Connecting Scotland’s Sounds – ‘Finding Our Voices: Exploring Local Songs’

Project Information

Connecting Scotland’s Sounds: championing the preservation and sharing of Scotland’s sound heritage with support from the Esmée Fairbairn Foundation. Local Voices will be returning to its roots as a community engagement organisation this autumn through partnership with the National Library of Scotland, in an effort to bring the nation’s rich store of archival recordings of Scots-language traditional songs to life in the areas in which they were originally collected as much as sixty years ago.

  

ClientNational Library of Scotland

Connecting Scotland’s Sounds – 'Finding Our Voices: Exploring Local Songs'

The National Library of Scotland has for some years now been developing a national strategy to secure the country’s audio heritage and coordinates the Scotland’s Sounds network of organisations and individuals with an interest in Scotland’s archive sound recordings.. As part of their recent work, a new initiative called the Connecting Scotland’s Sounds project, supported by the Esmee Fairbairn Foundation, aims to champion the preservation and sharing of Scotland’s sound heritage. The project’s training programme for sound archivists and engagement activities for a range of audiences run from summer 2016 to summer 2017.

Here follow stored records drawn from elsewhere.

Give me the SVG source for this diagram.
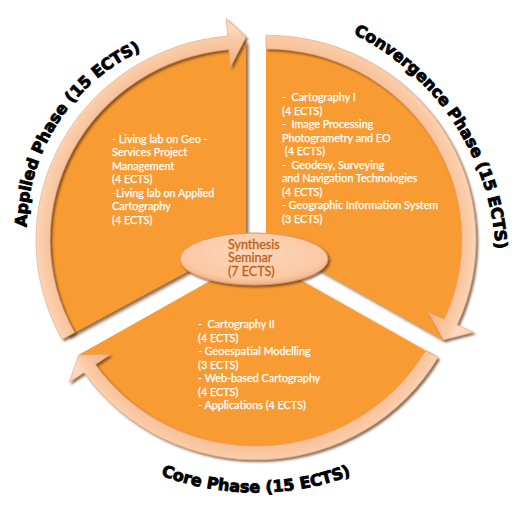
<svg xmlns="http://www.w3.org/2000/svg" width="518" height="505" viewBox="0 0 518 505">
<style>
.wedge{fill:#F89B31;filter:url(#sh)}
.band{stroke:#E3A57A;stroke-width:0.6;filter:url(#sh2)}
.t{font-family:Lato,"Open Sans",sans-serif;font-size:10.8px;fill:#FFFFFF;stroke:#FFFFFF;stroke-width:0.25;white-space:pre}
.c{font-family:Lato,"Open Sans",sans-serif;font-size:12.5px;fill:#B95F17;stroke:#B95F17;stroke-width:0.3}
.lab{font-family:"DejaVu Sans",sans-serif;font-weight:bold;font-size:16px;fill:#000000;stroke:#000;stroke-width:0.9}
</style>
<defs>
<filter id="sh" x="-10%" y="-10%" width="120%" height="120%">
<feDropShadow dx="2.5" dy="2.5" stdDeviation="1.4" flood-color="#6B3A10" flood-opacity="0.75"/>
</filter>
<filter id="sh2" x="-10%" y="-10%" width="120%" height="120%">
<feDropShadow dx="2" dy="2" stdDeviation="1.3" flood-color="#5A3010" flood-opacity="0.7"/>
</filter>
<radialGradient id="gL" gradientUnits="userSpaceOnUse" cx="246" cy="240" r="228">
<stop offset="0.78" stop-color="#F4B283"/><stop offset="0.86" stop-color="#F9C49E"/><stop offset="0.9" stop-color="#FBCDAA"/><stop offset="0.93" stop-color="#FDDAC2"/><stop offset="1" stop-color="#FCCFAD"/>
</radialGradient>
<radialGradient id="gR" gradientUnits="userSpaceOnUse" cx="266" cy="240" r="228">
<stop offset="0.78" stop-color="#F4B283"/><stop offset="0.86" stop-color="#F9C49E"/><stop offset="0.9" stop-color="#FBCDAA"/><stop offset="0.93" stop-color="#FDDAC2"/><stop offset="1" stop-color="#FCCFAD"/>
</radialGradient>
<radialGradient id="gB" gradientUnits="userSpaceOnUse" cx="256" cy="255" r="228">
<stop offset="0.78" stop-color="#F4B283"/><stop offset="0.86" stop-color="#F9C49E"/><stop offset="0.9" stop-color="#FBCDAA"/><stop offset="0.93" stop-color="#FDDAC2"/><stop offset="1" stop-color="#FCCFAD"/>
</radialGradient>
<radialGradient id="gE" cx="0.5" cy="0.4" r="0.6">
<stop offset="0" stop-color="#FDD6BA"/><stop offset="0.8" stop-color="#FBC9A4"/><stop offset="1" stop-color="#F2B084"/>
</radialGradient>
<path id="pA" d="M38.4,297.5 A197.5,197.5 0 0 1 210.2,33"/>
<path id="pC" d="M282.9,10.5 A258.4,258.4 0 0 1 489.8,323.1"/>
<path id="pK" d="M120.7,456.3 A270.6,270.6 0 0 0 391.3,456.3"/>
</defs>

<g id="node-applied">
<path class="wedge" d="M246,240 L246,41 A204,199 0 0 0 67.6,336.5 Z"/>
<text class="t"><tspan x="112" y="142.5">- Living lab on Geo -</tspan><tspan x="112" y="156">Services Project</tspan><tspan x="112" y="169.5">Management</tspan><tspan x="112" y="183">(4 ECTS)</tspan><tspan x="112" y="196.5">-Living lab on Applied</tspan><tspan x="112" y="210">Cartography</tspan><tspan x="112" y="223.5">(4 ECTS)</tspan></text>
</g>

<g id="node-convergence">
<path class="wedge" d="M266,240 L266,41 A204,199 0 0 1 442.7,339.5 Z"/>
<text class="t"><tspan x="282" y="101">-  Cartography I</tspan><tspan x="282" y="114.5">(4 ECTS)</tspan><tspan x="282" y="128">-  Image Processing</tspan><tspan x="282" y="141.5">Photogrametry and EO</tspan><tspan x="282" y="155"> (4 ECTS)</tspan><tspan x="282" y="168.5">-  Geodesy, Surveying</tspan><tspan x="282" y="182">and Navigation Technologies</tspan><tspan x="282" y="195.5">(4 ECTS)</tspan><tspan x="282" y="209">- Geographic Information System</tspan><tspan x="282" y="222.5">(3 ECTS)</tspan></text>
</g>

<g id="node-core">
<path class="wedge" d="M256,255 L432.7,354.5 A204,199 0 0 1 79.3,354.5 Z"/>
<text class="t"><tspan x="198" y="328.3">-  Cartography II</tspan><tspan x="198" y="341.8">(4 ECTS)</tspan><tspan x="198" y="355.3">- Geoespatial Modelling</tspan><tspan x="198" y="368.8">(3 ECTS)</tspan><tspan x="198" y="382.3">- Web-based Cartography</tspan><tspan x="198" y="395.8">(4 ECTS)</tspan><tspan x="198" y="409.3">- Applications (4 ECTS)</tspan></text>
</g>

<g id="connectors">
<path class="band" fill="url(#gL)" d="M62.3,339.3 A210,204.8 0 0 1 227.7,36 L226.1,18.5 L246,37 L230.5,67.1 L228.9,49.6 A196,191.1 0 0 0 74.6,332.6 Z"/>
<path class="band" fill="url(#gR)" d="M266,35.2 A210,204.8 0 0 1 457.1,324.9 L473.5,332.2 L443.5,339.9 L428,312 L444.4,319.2 A196,191.1 0 0 0 266,48.9 Z"/>
<path class="band" fill="url(#gB)" d="M437.9,357.4 A210,204.8 0 0 1 84,372.5 L69.2,382.5 L78.5,354.9 L110.2,354.6 L95.4,364.6 A196,191.1 0 0 0 425.7,350.6 Z"/>
</g>

<g id="node-synthesis">
<ellipse cx="254" cy="259" rx="74" ry="26" fill="url(#gE)" stroke="#D89A6C" stroke-width="1" filter="url(#sh2)"/>
<text class="c"><tspan x="228" y="248.5">Synthesis</tspan><tspan x="228" y="262">Seminar</tspan><tspan x="228" y="275.5">(7 ECTS)</tspan></text>
</g>

<g id="labels">
<text class="lab"><textPath href="#pA" startOffset="50%" text-anchor="middle">Applied Phase (15 ECTS)</textPath></text>
<text class="lab"><textPath href="#pC" startOffset="50%" text-anchor="middle">Convergence Phase (15 ECTS)</textPath></text>
<text class="lab"><textPath href="#pK" startOffset="50%" text-anchor="middle">Core Phase (15 ECTS)</textPath></text>
</g>
</svg>
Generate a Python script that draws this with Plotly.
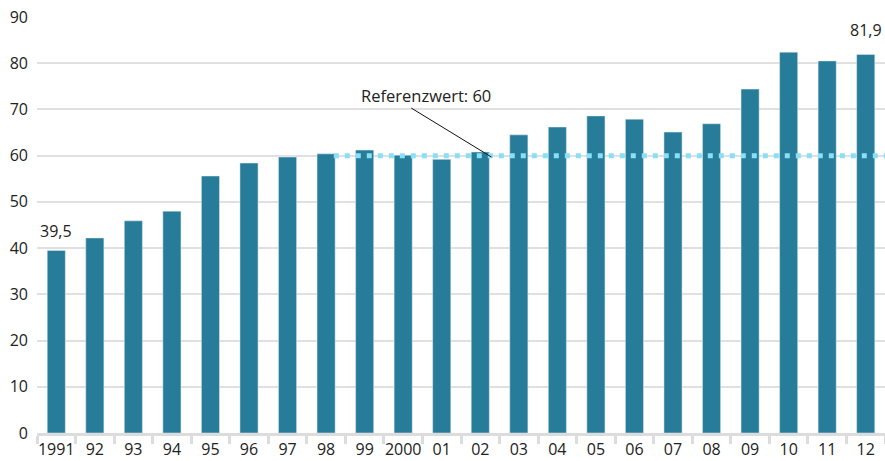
import plotly.graph_objects as go

years = ["1991", "92", "93", "94", "95", "96", "97", "98", "99", "2000",
         "01", "02", "03", "04", "05", "06", "07", "08", "09", "10", "11", "12"]
values = [39.5, 42.2, 45.9, 48.0, 55.6, 58.4, 59.7, 60.4, 61.2, 60.1,
          59.2, 60.8, 64.5, 66.2, 68.6, 67.9, 65.1, 66.9, 74.4, 82.4, 80.5, 81.9]
reference_value = 60
reference_label = "Referenzwert: 60"
y_ticks = [0, 10, 20, 30, 40, 50, 60, 70, 80, 90]

FONT = "Open Sans"
BAR = "#277d99"
GRID = "#e0e0e0"
TXT = "#222"

fig = go.Figure()
fig.add_trace(go.Bar(x=years, y=values, marker_color=BAR, width=0.47))

n = len(years)
# value labels for first and last bar (category index positions)
fig.add_annotation(x=0, y=values[0], text="39,5", showarrow=False,
                   yanchor="bottom", yshift=6,
                   font=dict(family=FONT, size=16, color=TXT))
fig.add_annotation(x=n - 1, y=values[-1], text="81,9", showarrow=False,
                   yanchor="bottom", yshift=11,
                   font=dict(family=FONT, size=16, color=TXT))
# reference dotted line
fig.add_shape(type="line", xref="x", yref="y", x0=7.2, x1=n - 0.5,
              y0=reference_value, y1=reference_value,
              line=dict(color="#88dff6", width=5, dash="5px,6px"), layer="above")
# leader line for annotation
fig.add_shape(type="line", xref="x", yref="y", x0=9.21, x1=11.29,
              y0=70.3, y1=59.7, line=dict(color="#111", width=1), layer="above")
fig.add_annotation(x=9.6, y=73.0, xref="x", yref="y", text=reference_label,
                   showarrow=False, font=dict(family=FONT, size=16.5, color=TXT))

fig.update_layout(
    width=885, height=461,
    margin=dict(l=37, r=0, t=17, b=28),
    plot_bgcolor="white", paper_bgcolor="white",
    showlegend=False,
    font=dict(family=FONT, size=16, color=TXT),
)
fig.update_xaxes(
    type="category", showline=True, linecolor="#dcdcdc", linewidth=3,
    ticks="outside", tickson="boundaries", ticklen=8, tickwidth=3,
    tickcolor="#dcdcdc", showgrid=False, tickangle=0, automargin=False,
    tickfont=dict(family=FONT, size=16, color=TXT),
    range=[-0.5, n - 0.5],
)
fig.update_yaxes(
    range=[0, 90], tickvals=y_ticks, showgrid=True, gridcolor=GRID,
    gridwidth=2, zeroline=False, ticks="", ticklabelstandoff=8,
    automargin=False,
    tickfont=dict(family=FONT, size=16, color=TXT),
)

fig.write_html("out.html", config={"displayModeBar": False},
               post_script="document.body.style.margin='0';document.body.style.overflow='hidden';")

To help the Scotland’s Sounds network achieve its aims, Local Voices has been commissioned to deliver schools workshops on Scots-language songs as found in a number of different sound archives. The goal is to simultaneously highlight the value of the Scots language and its culture to young people, while also demonstrating the importance of audio archives as a resource for education and community engagement with audio heritage. We will also be partnering the Scots Language Centre to maximise the legacy of the workshop outputs.

We will be working in Dundee, Angus and Fife starting in autumn 2016, and will share some of the outputs of our collaborations on our website.